Volvo Ocean Race

This is the longest and toughest event in professional sport – a race run on a scale like no other and a story with the power to engage millions of fans worldwide. Across four oceans and five continents, the teams that will complete the 2014-15 race around the world will experience scorching days and freezing nights in impossibly cramped conditions on board.

Over 38,739 nautical miles and more than eight months of competition, the sailors will take on a challenge of breathtaking scope, hitting maximum speeds of 42 knots (77.8 kph) and be faced with waves as high as 16 metres. In a world which increasingly takes risk out of daily life, the Volvo Ocean Race is one of the last sporting pursuits which tests competitors to the core.

The Volvo Ocean Race began life in 1973 and remains sailing's pre-eminent round-the-world yacht race and one of the most coveted prizes in the sport.
The 12th running of this 40-year-old event will start on October 4, 2014, day of the first In-Port Race in Alicante, Spain, and finish with one last In-Port Race on June 27, 2015 in Gothenburg, the Swedish home of Volvo.

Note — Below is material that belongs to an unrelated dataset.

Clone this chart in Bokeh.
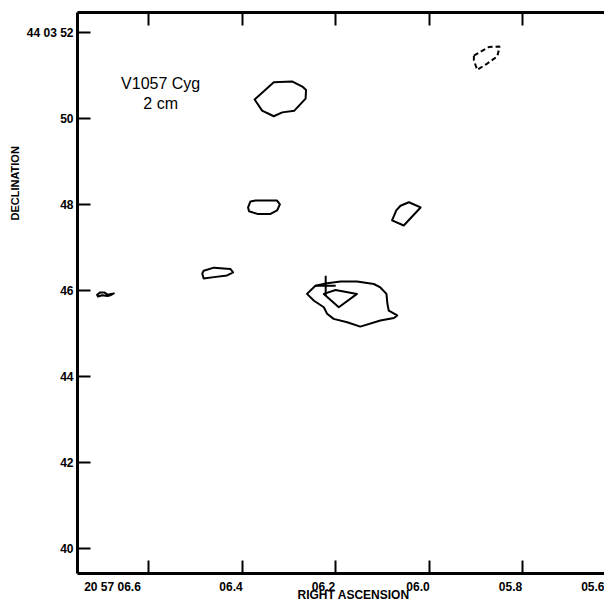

The 38,739-nautical mile route will also include stopovers in Cape Town (South Africa), Abu Dhabi (UAE), Sanya (China), Auckland (New Zealand), Itajaí (Brazil), Newport, Rhode Island (USA), Lisbon (Portugal) and Lorient (France). A 24-hour pit-stop in The Hague is scheduled between France and Sweden.

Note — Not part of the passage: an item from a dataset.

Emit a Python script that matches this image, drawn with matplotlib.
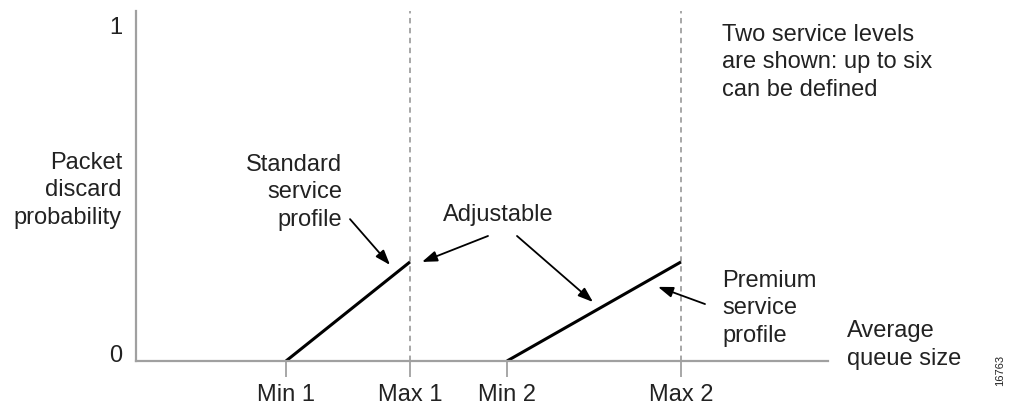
import matplotlib.pyplot as plt

plt.rcParams['font.family'] = ['Liberation Sans', 'DejaVu Sans']

# queue size positions of the thresholds (arbitrary units)
tick_pos = [15.0, 27.4, 37.1, 54.5]
tick_labels = ['Min 1', 'Max 1', 'Min 2', 'Max 2']

standard_x = [15.0, 27.4]
standard_y = [0.0, 0.294]
premium_x = [37.1, 54.5]
premium_y = [0.0, 0.294]

grey = '#a0a0a0'
fs = 17

if __name__ == '__main__':
    fig = plt.figure(figsize=(10.09, 4.06), dpi=100)
    ax = fig.add_axes([136 / 1009, 44 / 406, 692 / 1009, 350 / 406])
    ax.set_xlim(0, 69.2)
    ax.set_ylim(0, 350 / 337)

    for s in ['top', 'right']:
        ax.spines[s].set_visible(False)
    for s in ['left', 'bottom']:
        ax.spines[s].set_color(grey)
        ax.spines[s].set_linewidth(1.6)

    # dashed max lines
    for x in [tick_pos[1], tick_pos[3]]:
        ax.axvline(x, color=grey, lw=1.3, ls=(0, (3, 2.5)), ymin=0, ymax=1)

    ax.plot(standard_x, standard_y, color='black', lw=2.2, solid_capstyle='butt')
    ax.plot(premium_x, premium_y, color='black', lw=2.2, solid_capstyle='butt')

    ax.set_xticks(tick_pos)
    ax.set_xticklabels(tick_labels, fontsize=fs, color='#222222')
    ax.tick_params(axis='x', length=11.5, width=1.3, color=grey, pad=4)
    ax.set_yticks([0, 1])
    ax.set_yticklabels(['0', '1'], fontsize=fs, color='#222222')
    ax.tick_params(axis='y', length=0, pad=10)
    ax.get_yticklabels()[0].set_verticalalignment('baseline')

    txt = dict(fontsize=fs, color='#222222', clip_on=False, linespacing=1.32)
    ax.text(-1.4, 0.51, 'Packet\ndiscard\nprobability', ha='right', va='center',
            multialignment='right', **txt)
    ax.text(20.6, 0.504, 'Standard\nservice\nprofile', ha='right', va='center',
            multialignment='right', **txt)
    ax.text(36.2, 0.436, 'Adjustable', ha='center', va='center', **txt)
    ax.text(58.6, 0.89, 'Two service levels\nare shown: up to six\ncan be defined',
            ha='left', va='center', **txt)
    ax.text(58.6, 0.16, 'Premium\nservice\nprofile', ha='left', va='center', **txt)
    ax.text(71.1, 0.05, 'Average\nqueue size', ha='left', va='center', **txt)

    arrow = dict(arrowstyle='-|>,head_length=0.9,head_width=0.32', color='black',
                 lw=1.3, shrinkA=0, shrinkB=0)
    ax.annotate('', xy=(25.4, 0.285), xytext=(21.4, 0.421), arrowprops=arrow,
                annotation_clip=False)
    ax.annotate('', xy=(28.6, 0.294), xytext=(35.2, 0.371), arrowprops=arrow,
                annotation_clip=False)
    ax.annotate('', xy=(45.7, 0.175), xytext=(38.1, 0.371), arrowprops=arrow,
                annotation_clip=False)
    ax.annotate('', xy=(52.2, 0.220), xytext=(56.9, 0.169), arrowprops=arrow,
                annotation_clip=False)

    fig.text(1000 / 1009, 1 - 370 / 406, '16763', rotation=90, fontsize=8,
             ha='center', va='center', color='#222222')

    plt.savefig('out.png', dpi=100)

The next two editions will be contested in a new high-performance boat, the Volvo Ocean 65, designed by Farr Yacht Design in the United States and built by a consortium of boatyards in the United Kingdom, France, Italy and Switzerland.
The new 65-foot (19.8-metre) monohull racing yachts will be strictly One Design and delivered “ready to sail” for the next two race editions. The boats incorporate the latest video, satellite and content production facilities to further enhance the Onboard Reporter programme that has been in place since 2008-09.
The previous Volvo Ocean Race started in October 2011 in Alicante and was won by Groupama sailing team, skippered by Frenchman Franck Cammas, in July 2012.